Exercise objective:
Please set down all the lines beneath this one exactly, without the pictures.

Source material:
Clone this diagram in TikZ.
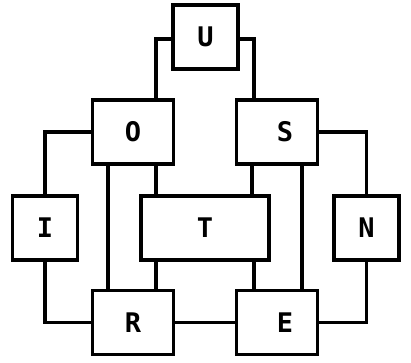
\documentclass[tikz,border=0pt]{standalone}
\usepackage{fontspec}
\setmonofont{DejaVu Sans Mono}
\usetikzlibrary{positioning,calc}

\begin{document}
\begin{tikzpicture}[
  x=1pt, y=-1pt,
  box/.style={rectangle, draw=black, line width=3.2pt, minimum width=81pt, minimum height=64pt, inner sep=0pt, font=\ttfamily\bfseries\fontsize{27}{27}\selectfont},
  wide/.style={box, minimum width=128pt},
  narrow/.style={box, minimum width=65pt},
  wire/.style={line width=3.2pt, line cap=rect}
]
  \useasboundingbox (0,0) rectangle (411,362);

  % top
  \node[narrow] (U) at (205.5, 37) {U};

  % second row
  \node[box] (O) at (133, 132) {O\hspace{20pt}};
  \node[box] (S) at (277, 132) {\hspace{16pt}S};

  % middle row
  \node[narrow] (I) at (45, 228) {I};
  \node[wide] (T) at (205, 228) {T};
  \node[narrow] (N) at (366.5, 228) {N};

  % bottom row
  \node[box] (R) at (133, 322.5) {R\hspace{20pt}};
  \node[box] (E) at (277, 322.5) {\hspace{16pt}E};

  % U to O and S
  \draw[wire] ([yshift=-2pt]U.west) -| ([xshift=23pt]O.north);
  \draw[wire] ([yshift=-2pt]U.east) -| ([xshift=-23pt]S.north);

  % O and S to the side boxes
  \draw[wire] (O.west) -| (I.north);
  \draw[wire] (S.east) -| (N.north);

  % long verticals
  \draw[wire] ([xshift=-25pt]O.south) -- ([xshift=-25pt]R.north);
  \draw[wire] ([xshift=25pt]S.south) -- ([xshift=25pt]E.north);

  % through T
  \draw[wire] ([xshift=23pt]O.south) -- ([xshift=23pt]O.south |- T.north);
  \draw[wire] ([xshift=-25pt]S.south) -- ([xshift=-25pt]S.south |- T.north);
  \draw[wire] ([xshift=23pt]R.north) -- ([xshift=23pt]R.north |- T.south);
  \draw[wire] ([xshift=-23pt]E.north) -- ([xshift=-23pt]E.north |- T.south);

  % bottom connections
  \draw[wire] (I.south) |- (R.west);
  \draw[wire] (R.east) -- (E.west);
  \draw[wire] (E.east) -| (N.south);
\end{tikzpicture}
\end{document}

Complete answer:
Clone this diagram in TikZ.
\documentclass[tikz,border=0pt]{standalone}
\usepackage{fontspec}
\setmonofont{DejaVu Sans Mono}
\usetikzlibrary{positioning,calc}

\begin{document}
\begin{tikzpicture}[
  x=1pt, y=-1pt,
  box/.style={rectangle, draw=black, line width=3.2pt, minimum width=81pt, minimum height=64pt, inner sep=0pt, font=\ttfamily\bfseries\fontsize{27}{27}\selectfont},
  wide/.style={box, minimum width=128pt},
  narrow/.style={box, minimum width=65pt},
  wire/.style={line width=3.2pt, line cap=rect}
]
  \useasboundingbox (0,0) rectangle (411,362);

  % top
  \node[narrow] (U) at (205.5, 37) {U};

  % second row
  \node[box] (O) at (133, 132) {O\hspace{20pt}};
  \node[box] (S) at (277, 132) {\hspace{16pt}S};

  % middle row
  \node[narrow] (I) at (45, 228) {I};
  \node[wide] (T) at (205, 228) {T};
  \node[narrow] (N) at (366.5, 228) {N};

  % bottom row
  \node[box] (R) at (133, 322.5) {R\hspace{20pt}};
  \node[box] (E) at (277, 322.5) {\hspace{16pt}E};

  % U to O and S
  \draw[wire] ([yshift=-2pt]U.west) -| ([xshift=23pt]O.north);
  \draw[wire] ([yshift=-2pt]U.east) -| ([xshift=-23pt]S.north);

  % O and S to the side boxes
  \draw[wire] (O.west) -| (I.north);
  \draw[wire] (S.east) -| (N.north);

  % long verticals
  \draw[wire] ([xshift=-25pt]O.south) -- ([xshift=-25pt]R.north);
  \draw[wire] ([xshift=25pt]S.south) -- ([xshift=25pt]E.north);

  % through T
  \draw[wire] ([xshift=23pt]O.south) -- ([xshift=23pt]O.south |- T.north);
  \draw[wire] ([xshift=-25pt]S.south) -- ([xshift=-25pt]S.south |- T.north);
  \draw[wire] ([xshift=23pt]R.north) -- ([xshift=23pt]R.north |- T.south);
  \draw[wire] ([xshift=-23pt]E.north) -- ([xshift=-23pt]E.north |- T.south);

  % bottom connections
  \draw[wire] (I.south) |- (R.west);
  \draw[wire] (R.east) -- (E.west);
  \draw[wire] (E.east) -| (N.south);
\end{tikzpicture}
\end{document}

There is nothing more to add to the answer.